_WHAT NEEDS TO BE DONE_
Reproduce every line of the listing as written, apart from the pictures.

_Rows from a dataset of charts and code_
****************

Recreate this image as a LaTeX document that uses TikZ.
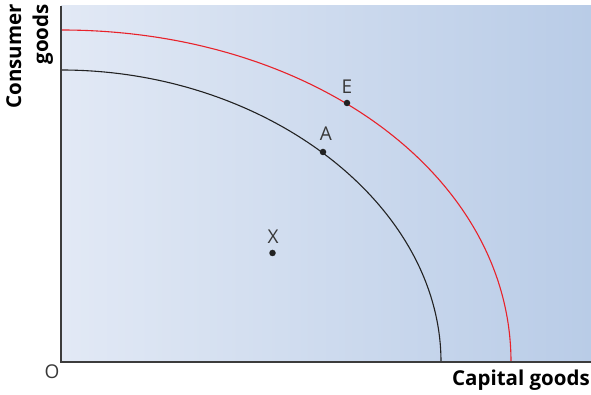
\documentclass[tikz,border=0pt]{standalone}
\usepackage{fontspec}
\setmainfont{Open Sans}
\usetikzlibrary{arrows.meta, positioning, calc}
\usepackage{xcolor}
\definecolor{bgl}{HTML}{E2E9F5}
\definecolor{bgr}{HTML}{B9CCE7}
\definecolor{axis}{HTML}{3C3C3C}
\definecolor{ppf}{HTML}{222222}
\definecolor{ppfnew}{HTML}{E8222A}
\tikzset{
  ax/.style={draw=axis, line width=1.4pt},
  crv/.style={draw=ppf, line width=1.1pt},
  crvn/.style={crv, draw=ppfnew},
  pt/.style={circle, fill=ppf, inner sep=0pt, minimum size=6.5pt},
  lbl/.style={font=\fontsize{19}{19}\selectfont, text=ppf!90, inner sep=0pt},
  axl/.style={font=\fontsize{20.5}{27}\selectfont\bfseries, text=black, inner sep=0pt},
}

\begin{document}
\begin{tikzpicture}[x=1pt, y=1pt]
\useasboundingbox (0,0) rectangle (591,395);
% panel
\shade[left color=bgl, right color=bgr] (61,33) rectangle (591,389);
% production possibility curves
\coordinate (o) at (61,33);
\coordinate (b0) at (61,325);
\coordinate (b1) at (441,33);
\coordinate (r0) at (61,365);
\coordinate (r1) at (511,33);
\draw[crv] (b0) .. controls (266,325) and (441,191) .. (b1);
\draw[crvn] (r0) .. controls (313,365) and (511,219) .. (r1);
% axes
\draw[ax] (61,389) -- (o) -- (591,33);
% points
\node[pt] (a) at (323,243) {};
\node[pt] (e) at (347,292) {};
\node[pt] (x) at (272.5,142) {};
\node[lbl, above=7.5pt of a, xshift=3pt] (al) {A};
\node[lbl, above=5.5pt of e] (el) {E};
\node[lbl, above=5.5pt of x, xshift=0.5pt] (xl) {X};
\node[lbl, anchor=center] (ol) at (52,23) {O};
% axis titles
\node[axl, anchor=east] (cap) at (590,15) {Capital goods};
\node[axl, rotate=90, align=right, anchor=north east] (con) at (6,391) {Consumer\\goods};
\end{tikzpicture}
\end{document}
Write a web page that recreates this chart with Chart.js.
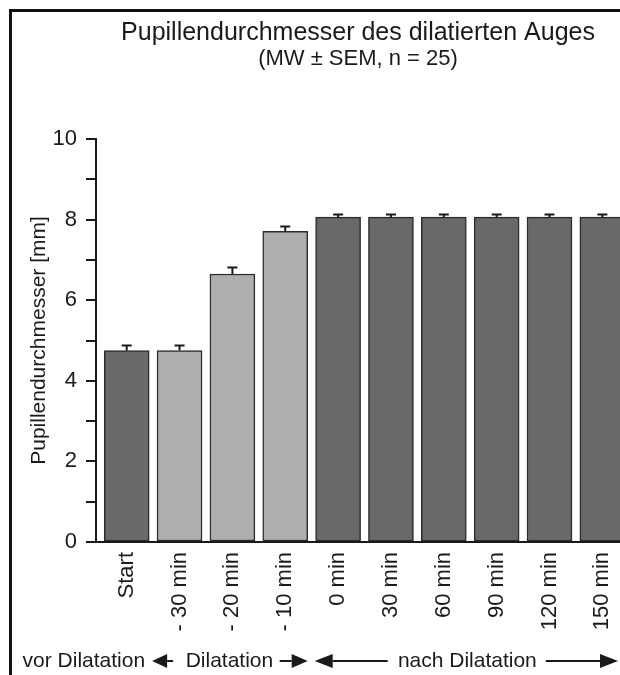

****************

_THE RESULT_
Recreate this image as a LaTeX document that uses TikZ.
\documentclass[tikz,border=0pt]{standalone}
\usepackage{fontspec}
\setmainfont{Open Sans}
\usetikzlibrary{arrows.meta, positioning, calc}
\usepackage{xcolor}
\definecolor{bgl}{HTML}{E2E9F5}
\definecolor{bgr}{HTML}{B9CCE7}
\definecolor{axis}{HTML}{3C3C3C}
\definecolor{ppf}{HTML}{222222}
\definecolor{ppfnew}{HTML}{E8222A}
\tikzset{
  ax/.style={draw=axis, line width=1.4pt},
  crv/.style={draw=ppf, line width=1.1pt},
  crvn/.style={crv, draw=ppfnew},
  pt/.style={circle, fill=ppf, inner sep=0pt, minimum size=6.5pt},
  lbl/.style={font=\fontsize{19}{19}\selectfont, text=ppf!90, inner sep=0pt},
  axl/.style={font=\fontsize{20.5}{27}\selectfont\bfseries, text=black, inner sep=0pt},
}

\begin{document}
\begin{tikzpicture}[x=1pt, y=1pt]
\useasboundingbox (0,0) rectangle (591,395);
% panel
\shade[left color=bgl, right color=bgr] (61,33) rectangle (591,389);
% production possibility curves
\coordinate (o) at (61,33);
\coordinate (b0) at (61,325);
\coordinate (b1) at (441,33);
\coordinate (r0) at (61,365);
\coordinate (r1) at (511,33);
\draw[crv] (b0) .. controls (266,325) and (441,191) .. (b1);
\draw[crvn] (r0) .. controls (313,365) and (511,219) .. (r1);
% axes
\draw[ax] (61,389) -- (o) -- (591,33);
% points
\node[pt] (a) at (323,243) {};
\node[pt] (e) at (347,292) {};
\node[pt] (x) at (272.5,142) {};
\node[lbl, above=7.5pt of a, xshift=3pt] (al) {A};
\node[lbl, above=5.5pt of e] (el) {E};
\node[lbl, above=5.5pt of x, xshift=0.5pt] (xl) {X};
\node[lbl, anchor=center] (ol) at (52,23) {O};
% axis titles
\node[axl, anchor=east] (cap) at (590,15) {Capital goods};
\node[axl, rotate=90, align=right, anchor=north east] (con) at (6,391) {Consumer\\goods};
\end{tikzpicture}
\end{document}
Write a web page that recreates this chart with Chart.js.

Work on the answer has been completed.